## DIRECTION
Below are records to transcribe exactly, without their pictures.

Code that draws figures
┌────────
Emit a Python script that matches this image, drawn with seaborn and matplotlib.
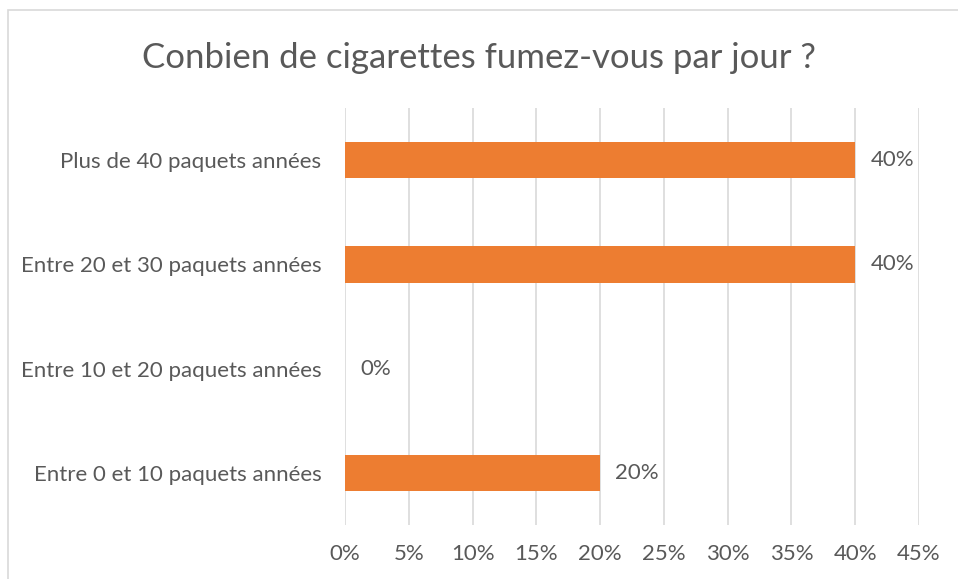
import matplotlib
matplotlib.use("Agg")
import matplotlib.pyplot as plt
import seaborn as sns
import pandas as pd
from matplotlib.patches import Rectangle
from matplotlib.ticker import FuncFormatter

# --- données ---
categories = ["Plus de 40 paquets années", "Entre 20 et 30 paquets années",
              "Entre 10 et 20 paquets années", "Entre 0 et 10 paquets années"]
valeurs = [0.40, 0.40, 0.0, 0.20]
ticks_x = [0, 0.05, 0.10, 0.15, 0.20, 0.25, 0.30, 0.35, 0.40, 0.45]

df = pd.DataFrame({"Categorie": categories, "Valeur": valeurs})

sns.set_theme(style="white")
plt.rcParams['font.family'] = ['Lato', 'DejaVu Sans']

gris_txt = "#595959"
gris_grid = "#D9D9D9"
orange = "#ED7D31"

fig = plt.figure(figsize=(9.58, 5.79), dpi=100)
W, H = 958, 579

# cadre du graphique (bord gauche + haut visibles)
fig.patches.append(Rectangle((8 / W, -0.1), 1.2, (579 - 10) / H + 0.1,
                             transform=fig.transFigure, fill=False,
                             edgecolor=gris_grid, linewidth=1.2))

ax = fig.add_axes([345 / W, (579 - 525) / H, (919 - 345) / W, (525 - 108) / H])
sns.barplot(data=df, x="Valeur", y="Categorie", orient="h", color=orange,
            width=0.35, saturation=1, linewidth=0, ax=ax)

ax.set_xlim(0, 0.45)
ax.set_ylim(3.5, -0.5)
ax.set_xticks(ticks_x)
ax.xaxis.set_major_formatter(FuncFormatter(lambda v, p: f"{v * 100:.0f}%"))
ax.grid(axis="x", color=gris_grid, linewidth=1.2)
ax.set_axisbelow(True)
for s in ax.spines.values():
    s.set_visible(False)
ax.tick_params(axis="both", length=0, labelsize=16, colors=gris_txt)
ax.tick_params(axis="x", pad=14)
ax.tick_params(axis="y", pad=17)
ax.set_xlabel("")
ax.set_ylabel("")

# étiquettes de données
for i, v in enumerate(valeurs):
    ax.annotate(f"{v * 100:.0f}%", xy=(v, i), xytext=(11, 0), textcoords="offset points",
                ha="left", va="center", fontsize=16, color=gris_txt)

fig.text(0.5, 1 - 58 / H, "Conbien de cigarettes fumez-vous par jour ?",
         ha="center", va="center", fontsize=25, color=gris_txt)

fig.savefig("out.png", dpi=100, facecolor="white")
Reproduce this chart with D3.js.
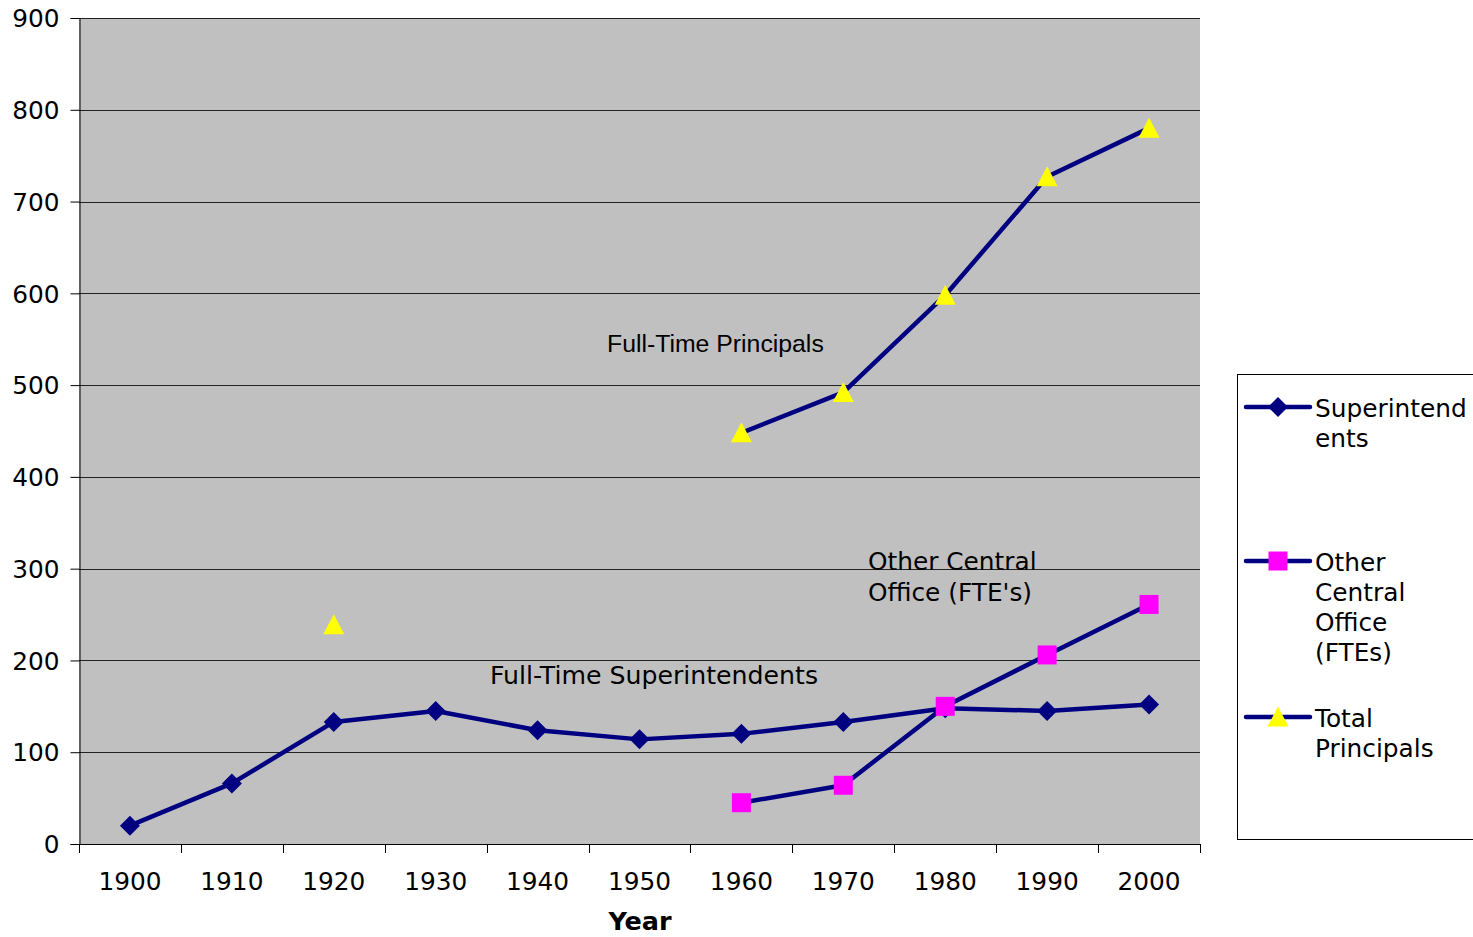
└────────
## RESULT
Emit a Python script that matches this image, drawn with seaborn and matplotlib.
import matplotlib
matplotlib.use("Agg")
import matplotlib.pyplot as plt
import seaborn as sns
import pandas as pd
from matplotlib.patches import Rectangle
from matplotlib.ticker import FuncFormatter

# --- données ---
categories = ["Plus de 40 paquets années", "Entre 20 et 30 paquets années",
              "Entre 10 et 20 paquets années", "Entre 0 et 10 paquets années"]
valeurs = [0.40, 0.40, 0.0, 0.20]
ticks_x = [0, 0.05, 0.10, 0.15, 0.20, 0.25, 0.30, 0.35, 0.40, 0.45]

df = pd.DataFrame({"Categorie": categories, "Valeur": valeurs})

sns.set_theme(style="white")
plt.rcParams['font.family'] = ['Lato', 'DejaVu Sans']

gris_txt = "#595959"
gris_grid = "#D9D9D9"
orange = "#ED7D31"

fig = plt.figure(figsize=(9.58, 5.79), dpi=100)
W, H = 958, 579

# cadre du graphique (bord gauche + haut visibles)
fig.patches.append(Rectangle((8 / W, -0.1), 1.2, (579 - 10) / H + 0.1,
                             transform=fig.transFigure, fill=False,
                             edgecolor=gris_grid, linewidth=1.2))

ax = fig.add_axes([345 / W, (579 - 525) / H, (919 - 345) / W, (525 - 108) / H])
sns.barplot(data=df, x="Valeur", y="Categorie", orient="h", color=orange,
            width=0.35, saturation=1, linewidth=0, ax=ax)

ax.set_xlim(0, 0.45)
ax.set_ylim(3.5, -0.5)
ax.set_xticks(ticks_x)
ax.xaxis.set_major_formatter(FuncFormatter(lambda v, p: f"{v * 100:.0f}%"))
ax.grid(axis="x", color=gris_grid, linewidth=1.2)
ax.set_axisbelow(True)
for s in ax.spines.values():
    s.set_visible(False)
ax.tick_params(axis="both", length=0, labelsize=16, colors=gris_txt)
ax.tick_params(axis="x", pad=14)
ax.tick_params(axis="y", pad=17)
ax.set_xlabel("")
ax.set_ylabel("")

# étiquettes de données
for i, v in enumerate(valeurs):
    ax.annotate(f"{v * 100:.0f}%", xy=(v, i), xytext=(11, 0), textcoords="offset points",
                ha="left", va="center", fontsize=16, color=gris_txt)

fig.text(0.5, 1 - 58 / H, "Conbien de cigarettes fumez-vous par jour ?",
         ha="center", va="center", fontsize=25, color=gris_txt)

fig.savefig("out.png", dpi=100, facecolor="white")
Reproduce this chart with D3.js.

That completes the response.